Read PDF with OCR Microsoft Cloud OCR Try catch

Hello,

I am facing the following issue:

I am using the Read PDF with OCR (Microsoft Cloud OCR) Activity in a while loop on each page of a scanned PDF. Everything works fine, until it throws an exception. This is not that big of a problem because I don’t need information from every page. The problem is that after I catch the Exception, the OCR engine just stops working properly. As you can see in the screenshot below, it works fine until it intercepts an exception. After that, the following pages (6-21) are ‘read’ in a second, wrongly.

The text the OCR extracts from pages 6 to 21 is the same as the one from page 4, the last good extraction before it crashes. Also, when I’m trying to read that page alone, it also throws an error.

Why are the Try catch/Read PDF with OCR activities not working properly? Am I doing something wrong?

Thanks,
Tibi

Hey @Tiberiu_Niculescu

Just to confirm? what is not working? Try catch?
if it is so then can say… just change your catch block Exception type to System.Exception.

if else then let me know.

Regards…!!
Aksh

The problem is not the type of exception. The Try Catch Activity is somehow working properly but the problem is that after the Read PDF with OCR activity throws an error that I catch, the OCR engine just stops reading the file. It just ‘flies’ over the rest of the pages.
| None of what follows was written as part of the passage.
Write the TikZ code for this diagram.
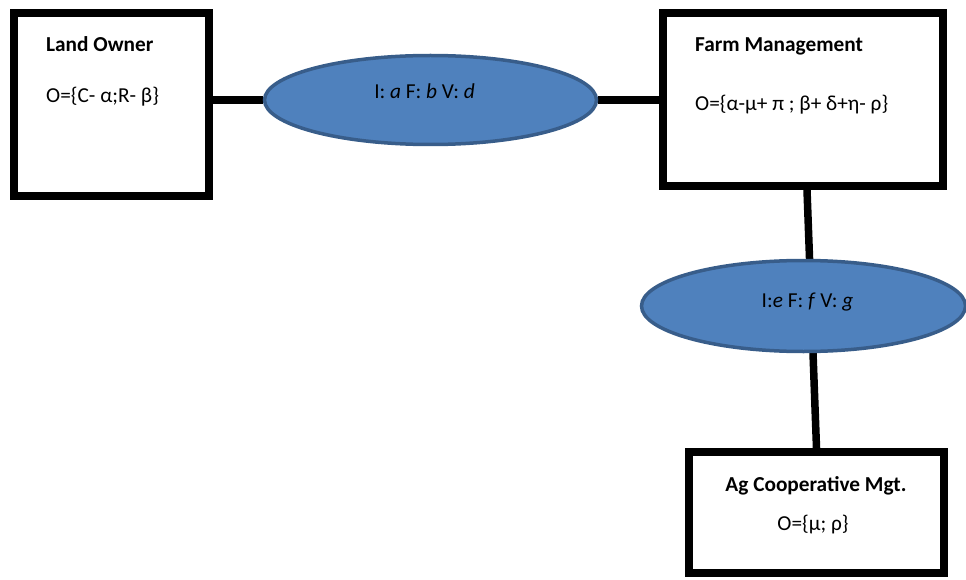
\documentclass[tikz,border=0pt]{standalone}
\usepackage{fontspec}
\setmainfont{Carlito}
\usepackage{xcolor}
\usepackage{tikz}
\usetikzlibrary{shapes.geometric,backgrounds}
\definecolor{ovalfill}{HTML}{4F81BD}
\definecolor{ovaledge}{HTML}{385D8A}

\begin{document}
\begin{tikzpicture}[x=1pt,y=-1pt,font=\fontsize{21.3}{25}\selectfont,
 party/.style={draw,line width=8pt,fill=white,inner sep=0pt},
 oval/.style={ellipse,draw=ovaledge,line width=3.5pt,fill=ovalfill,inner sep=0pt},
 link/.style={line width=7.5pt},
 head/.style={font=\fontsize{21.3}{25}\selectfont\bfseries,inner sep=0pt},
 formula/.style={inner sep=0pt}]
\useasboundingbox (0,0) rectangle (966,580);
% parties
\node[party,minimum width=195.5pt,minimum height=183pt] (lo) at (111.25,104.5) {};
\node[party,minimum width=280pt,minimum height=173pt] (fm) at (802.5,99.5) {};
\node[party,minimum width=255pt,minimum height=121pt] (co) at (816.5,512.5) {};
\node[head,anchor=base west] (loT) at (46,52) {Land Owner};
\node[formula,anchor=base west] (loO) at (46,103) {O=\{C- α;R- β\}};
\node[head,anchor=base west] (fmT) at (695,52) {Farm Management};
\node[formula,anchor=base west] (fmO) at (695,111) {O=\{α-μ+ π ; β+ δ+η- ρ\}};
\node[head,anchor=base] (coT) at (816,491) {Ag Cooperative Mgt.};
\node[formula,anchor=base] (coO) at (813,530) {O=\{μ; ρ\}};
% contracts
\node[oval,minimum width=332pt,minimum height=89pt] (e1) at (430.5,100) {};
\node[oval,minimum width=324pt,minimum height=91pt] (e2) at (803.5,306) {};
\node[formula,anchor=base] (e1T) at (424.5,99) {I: \textit{a} F: \textit{b} V: \textit{d}};
\node[formula,anchor=base] (e2T) at (807.5,307) {I:\textit{e} F: \textit{f} V: \textit{g}};
\begin{scope}[on background layer]
\draw[link] (lo.east |- e1.west) -- (e1.west);
\draw[link] (e1.east) -- (fm.west |- e1.east);
\draw[link] ([xshift=4.5pt]fm.south) -- (co.north);
\end{scope}
\end{tikzpicture}
\end{document}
->there’s an exception on page 5, I catch it

->after that, the output of pages 6-21 is wrong

ok as you mentioned you are getting a problem with individual page read as well?

There are two things first of all i am really interested about the error message or log you are getting.

and second thing can you share that if not confidential or even single pdf page where you are getting error.

and most important have you tried with Google ocr and local Microsoft ocr?

Regards…!!
Aksh

Server stack trace:
at UiPath.Vision.VisionClient.ScrapeUsingHostService(OCRInput input, OCROptions options, CancellationToken cancelToken)
at UiPath.Vision.VisionClient.ScrapeImage(OCRInput input, OCROptions options, CancellationToken cancelToken, Boolean useHostProcess)
at UiPath.Vision.UiImage.ScrapeOCR(OCROptions options, CancellationToken cancellationToken)
at UiPath.Core.Activities.OCREngineActivity.<>c__DisplayClass36_0.b__0()
at System.Runtime.Remoting.Messaging.StackBuilderSink._PrivateProcessMessage(IntPtr md, Object args, Object server, Object& outArgs)
at System.Runtime.Remoting.Messaging.StackBuilderSink.AsyncProcessMessage(IMessage msg, IMessageSink replySink)

Exception rethrown at [0]:
at System.Runtime.Remoting.Proxies.RealProxy.EndInvokeHelper(Message reqMsg, Boolean bProxyCase)
at System.Runtime.Remoting.Proxies.RemotingProxy.Invoke(Object NotUsed, MessageData& msgData)
at System.Func1.EndInvoke(IAsyncResult result) at UiPath.Core.Activities.OCREngineActivity.EndExecute(AsyncCodeActivityContext context, IAsyncResult result) at System.Activities.AsyncCodeActivity1.System.Activities.IAsyncCodeActivity.FinishExecution(AsyncCodeActivityContext context, IAsyncResult result)
at System.Activities.AsyncCodeActivity.CompleteAsyncCodeActivityData.CompleteAsyncCodeActivityWorkItem.Execute(ActivityExecutor executor, BookmarkManager bookmarkManager)

The page looks like this. I can read it with google OCR.

Tiberiu, can you send me the workflow and the pdf sample please? You can private mesage me

I would, but it contains very sensitive information :frowning:

is there any way you can edit it and just send a sample with which the issue reproduces? i would like to help but i need that sample to investigate.